# WRITTEN INSTRUCTION
Give only the number of lines that hold the word "using".
START
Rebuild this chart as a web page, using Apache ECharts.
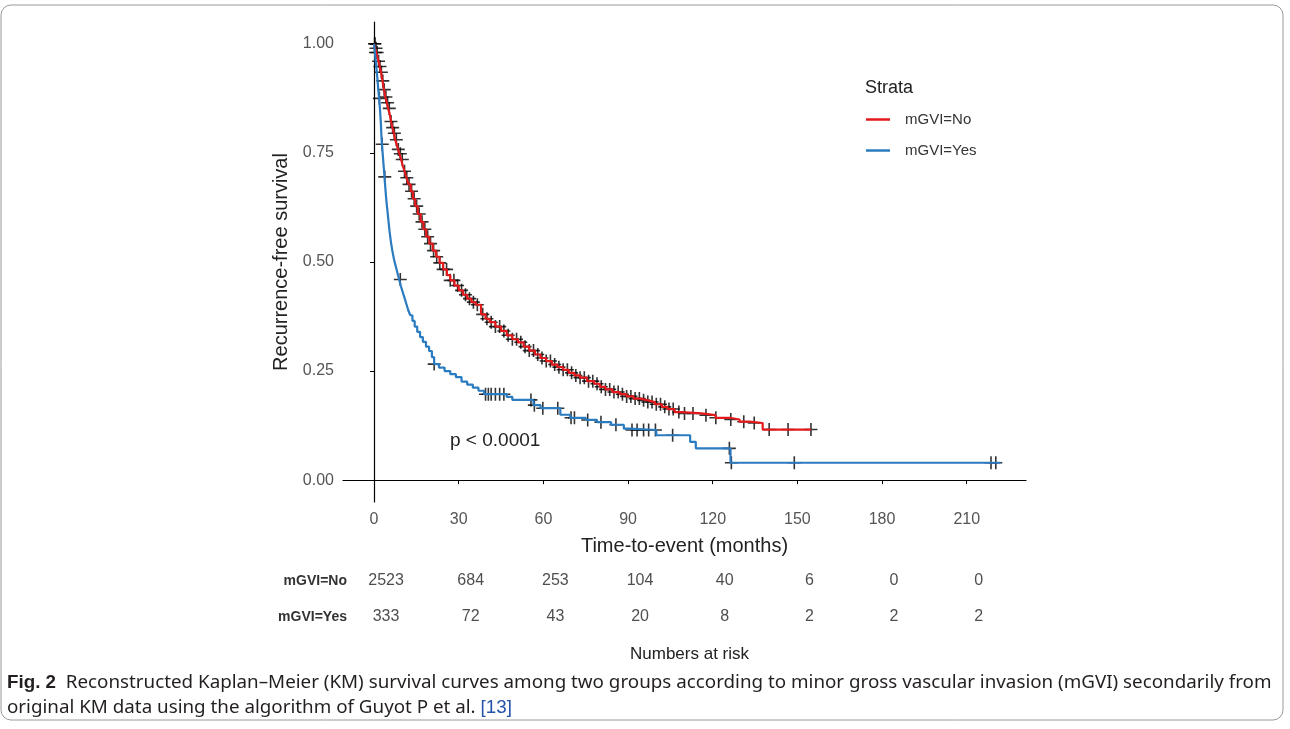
<!DOCTYPE html>
<html>
<head>
<meta charset="utf-8">
<title>KM curves by mGVI</title>
<script src="https://cdn.jsdelivr.net/npm/echarts@6/dist/echarts.min.js"></script>
<style>
html,body{margin:0;padding:0;background:#fff;}
#main{width:1290px;height:729px;}
</style>
</head>
<body>
<div id="main"></div>
<script>
var groups = ['mGVI=No', 'mGVI=Yes'];
var timeTicks = [0, 30, 60, 90, 120, 150, 180, 210];
var survTicks = [0, 0.25, 0.5, 0.75, 1];

// mGVI=No step curve (time in months, survival)
var noTime = [0, 0.4, 0.8, 1.2, 1.6, 2, 2.5, 3, 3.5, 4, 4.5, 5, 5.5, 6, 6.5, 7, 7.5, 8, 8.5, 9, 9.6, 10.2, 10.8, 11.5, 12.2, 13, 13.8, 14.6, 15.5, 16.5, 17.5, 18.5, 19.6, 20.8, 22, 23.2, 24.5, 25.8, 27, 28.5, 30, 31.5, 33, 34.5, 36, 37.9, 39.5, 41, 43, 45, 47, 49, 51, 53, 55, 57, 59, 61, 63, 65, 67, 69, 71, 73, 75.5, 78, 80, 82, 84.5, 87, 89.5, 92, 94.5, 97, 99.5, 102, 104, 106.5, 109, 116, 121, 126, 129.5, 133, 137.7, 154.8];
var noSurv = [1, 0.99, 0.98, 0.97, 0.96, 0.948, 0.935, 0.915, 0.895, 0.878, 0.865, 0.852, 0.84, 0.822, 0.808, 0.795, 0.78, 0.77, 0.758, 0.748, 0.735, 0.72, 0.708, 0.693, 0.678, 0.662, 0.645, 0.628, 0.61, 0.592, 0.575, 0.558, 0.542, 0.526, 0.512, 0.498, 0.483, 0.47, 0.458, 0.446, 0.435, 0.425, 0.416, 0.408, 0.402, 0.38, 0.37, 0.362, 0.352, 0.342, 0.332, 0.323, 0.316, 0.306, 0.297, 0.288, 0.28, 0.273, 0.265, 0.259, 0.253, 0.246, 0.24, 0.235, 0.227, 0.221, 0.214, 0.208, 0.202, 0.197, 0.192, 0.187, 0.183, 0.179, 0.174, 0.168, 0.163, 0.156, 0.153, 0.149, 0.143, 0.139, 0.134, 0.131, 0.116, 0.116];
var noCensor = [0.3, 0.7, 1.1, 1.6, 2.1, 2.6, 3.1, 3.6, 4.2, 4.8, 5.4, 6.0, 6.6, 7.2, 7.9, 8.6, 9.3, 10.0, 10.8, 11.6, 12.4, 13.3, 14.2, 15.1, 16.0, 17.0, 18.0, 19.0, 20.0, 21.1, 22.2, 23.3, 24.5, 25.7, 27.0, 28.3, 29.6, 31.0, 32.4, 33.8, 35.2, 36.6, 38.5, 40.0, 41.5, 43.0, 44.5, 46.0, 47.5, 49.0, 50.5, 52.0, 53.5, 55.0, 56.5, 58.0, 59.5, 61, 62.5, 64, 65.5, 67, 68.5, 70, 71.5, 73, 74.5, 76, 77.5, 79, 80.5, 82, 83.5, 85, 86.5, 88, 89.5, 91, 92.5, 94, 95.5, 97, 98.5, 100, 101.5, 103, 104.5, 106, 108, 110, 113, 117.6, 121.1, 126.4, 131, 134.7, 140, 146.7, 154.8];

// mGVI=Yes step curve
var yesTime = [0, 0.3, 0.6, 0.9, 1.2, 1.5, 1.8, 2.1, 2.4, 2.6, 2.8, 3.1, 3.4, 3.7, 4.0, 4.3, 4.7, 5.1, 5.5, 6.0, 6.5, 7.1, 7.7, 8.3, 8.9, 9.5, 10.1, 10.7, 11.4, 12.1, 12.8, 13.6, 14.4, 15.3, 16.3, 17.3, 18.4, 19.5, 20.5, 21.3, 23, 25, 27, 29, 31, 33, 35, 37, 39, 47, 49, 56.5, 59, 66, 69.5, 75, 79, 84, 88.5, 90.5, 100, 112, 114, 126.3, 222];
var yesSurv = [1, 0.98, 0.96, 0.94, 0.92, 0.895, 0.875, 0.85, 0.82, 0.79, 0.77, 0.745, 0.72, 0.695, 0.67, 0.645, 0.62, 0.595, 0.57, 0.545, 0.525, 0.505, 0.49, 0.475, 0.46, 0.445, 0.432, 0.42, 0.405, 0.39, 0.378, 0.365, 0.352, 0.34, 0.328, 0.317, 0.306, 0.296, 0.282, 0.266, 0.258, 0.25, 0.243, 0.236, 0.226, 0.219, 0.212, 0.205, 0.197, 0.191, 0.184, 0.172, 0.165, 0.15, 0.143, 0.138, 0.133, 0.127, 0.118, 0.115, 0.103, 0.088, 0.073, 0.04, 0.04];
var yesCensor = [0.2, 0.5, 1.9, 2.9, 3.8, 9.3, 21.3, 39.5, 40.5, 41.5, 43, 44.5, 46, 55.6, 56.8, 59.8, 65.1, 69.8, 71, 75.7, 80.4, 85.7, 91.4, 93.2, 95.5, 97.3, 99.7, 105.8, 125.9, 126.6, 148.9, 218.6, 220.3];

// numbers at risk at each time tick
var riskNo = [2523, 684, 253, 104, 40, 6, 0, 0];
var riskYes = [333, 72, 43, 20, 8, 2, 2, 2];

var colors = ['#E3191C', '#2B7BC0'];

function pairs(t, s) {
    return t.map(function (v, i) { return [v, s[i]]; });
}
// survival value of a step curve at time x
function stepAt(t, s, x) {
    var v = s[0];
    for (var i = 0; i < t.length; i++) {
        if (t[i] <= x) v = s[i];
    }
    return v;
}
function censorPts(c, t, s) {
    return c.map(function (x) { return [x, stepAt(t, s, x)]; });
}

var plusMark = 'path://M0,6L12,6M6,0L6,12';
var txt = '#222';
var font = 'Liberation Sans, Arial, sans-serif';

var chart = echarts.init(document.getElementById('main'));

var option = {
    animation: false,
    textStyle: { fontFamily: font },
    grid: [
        { left: 343, top: 22, width: 683, height: 480 },
        { left: 355, top: 563, width: 683, height: 72 }
    ],
    xAxis: [{
        type: 'value', min: -11, max: 231,
        name: 'Time-to-event (months)', nameLocation: 'middle', nameGap: 34,
        nameTextStyle: { fontSize: 20, color: txt },
        axisLine: { lineStyle: { color: '#000', width: 1.2 } },
        axisTick: { customValues: timeTicks, length: 4, lineStyle: { color: '#000' } },
        axisLabel: { customValues: timeTicks, fontSize: 16, color: '#555', margin: 10 },
        splitLine: { show: false }
    }, {
        gridIndex: 1, type: 'value', min: -11, max: 231, show: false
    }],
    yAxis: [{
        type: 'value', min: -0.05, max: 1.05,
        name: 'Recurrence-free survival', nameLocation: 'middle', nameGap: 44,
        nameTextStyle: { fontSize: 20, color: txt },
        axisLine: { show: true, lineStyle: { color: '#000', width: 1.2 } },
        axisTick: { show: true, customValues: survTicks, length: 4, lineStyle: { color: '#000' } },
        axisLabel: {
            customValues: survTicks, fontSize: 16, color: '#555', margin: 9,
            formatter: function (v) { return v.toFixed(2); }
        },
        splitLine: { show: false }
    }, {
        gridIndex: 1, type: 'category', data: ['mGVI=Yes', 'mGVI=No'],
        axisLine: { show: false }, axisTick: { show: false },
        axisLabel: { fontSize: 14, fontWeight: 'bold', color: '#333', margin: 8 }
    }],
    legend: {
        data: groups,
        orient: 'vertical', left: 861, top: 107,
        icon: 'rect', itemWidth: 24, itemHeight: 2.5, itemGap: 16,
        textStyle: { fontSize: 15, color: '#333', padding: [0, 0, 0, 10] }
    },
    series: [{
        name: groups[0], type: 'line', step: 'end', showSymbol: false,
        data: pairs(noTime, noSurv),
        lineStyle: { color: colors[0], width: 2.2 }, itemStyle: { color: colors[0] }
    }, {
        type: 'scatter', symbol: plusMark, symbolSize: 13,
        data: censorPts(noCensor, noTime, noSurv),
        itemStyle: { color: 'rgba(0,0,0,0)', borderColor: '#000', borderWidth: 1.6 }
    }, {
        name: groups[1], type: 'line', step: 'end', showSymbol: false,
        data: pairs(yesTime, yesSurv),
        lineStyle: { color: colors[1], width: 2.2 }, itemStyle: { color: colors[1] }
    }, {
        type: 'scatter', symbol: plusMark, symbolSize: 13,
        data: censorPts(yesCensor, yesTime, yesSurv),
        itemStyle: { color: 'rgba(0,0,0,0)', borderColor: '#000', borderWidth: 1.6 }
    }, {
        type: 'scatter', xAxisIndex: 1, yAxisIndex: 1, symbolSize: 0,
        data: timeTicks.map(function (t, i) { return [t, groups[0], riskNo[i]]; })
            .concat(timeTicks.map(function (t, i) { return [t, groups[1], riskYes[i]]; })),
        label: {
            show: true, position: 'inside', fontSize: 16, color: txt,
            formatter: function (p) { return p.value[2]; }
        }
    }],
    graphic: [
        { type: 'rect', shape: { x: 1, y: 5, width: 1282, height: 715, r: 10 },
          style: { fill: 'none', stroke: '#9a9a9a', lineWidth: 1 } },
        { type: 'text', left: 865, top: 79,
          style: { text: 'Strata', fontSize: 18, fill: txt, fontFamily: font } },
        { type: 'text', left: 450, top: 431,
          style: { text: 'p < 0.0001', fontSize: 19, fill: txt, fontFamily: font } },
        { type: 'text', left: 630, top: 646,
          style: { text: 'Numbers at risk', fontSize: 17, fill: txt, fontFamily: font } },
        { type: 'text', left: 7, top: 670,
          style: {
              text: '{b|Fig. 2}  Reconstructed Kaplan–Meier (KM) survival curves among two groups according to minor gross vascular invasion (mGVI) secondarily from\noriginal KM data using the algorithm of Guyot P et al. {r|[13]}',
              fontSize: 18.8, lineHeight: 25, fill: '#231f20', fontFamily: 'Noto Sans, sans-serif',
              rich: {
                  b: { fontWeight: 'bold', fontSize: 18.8, fill: '#231f20' },
                  r: { fill: '#2452a8', fontSize: 18.8 }
              }
          } }
    ]
};
chart.setOption(option);
</script>
</body>
</html>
END
# ANSWER TO THIS EXERCISE
2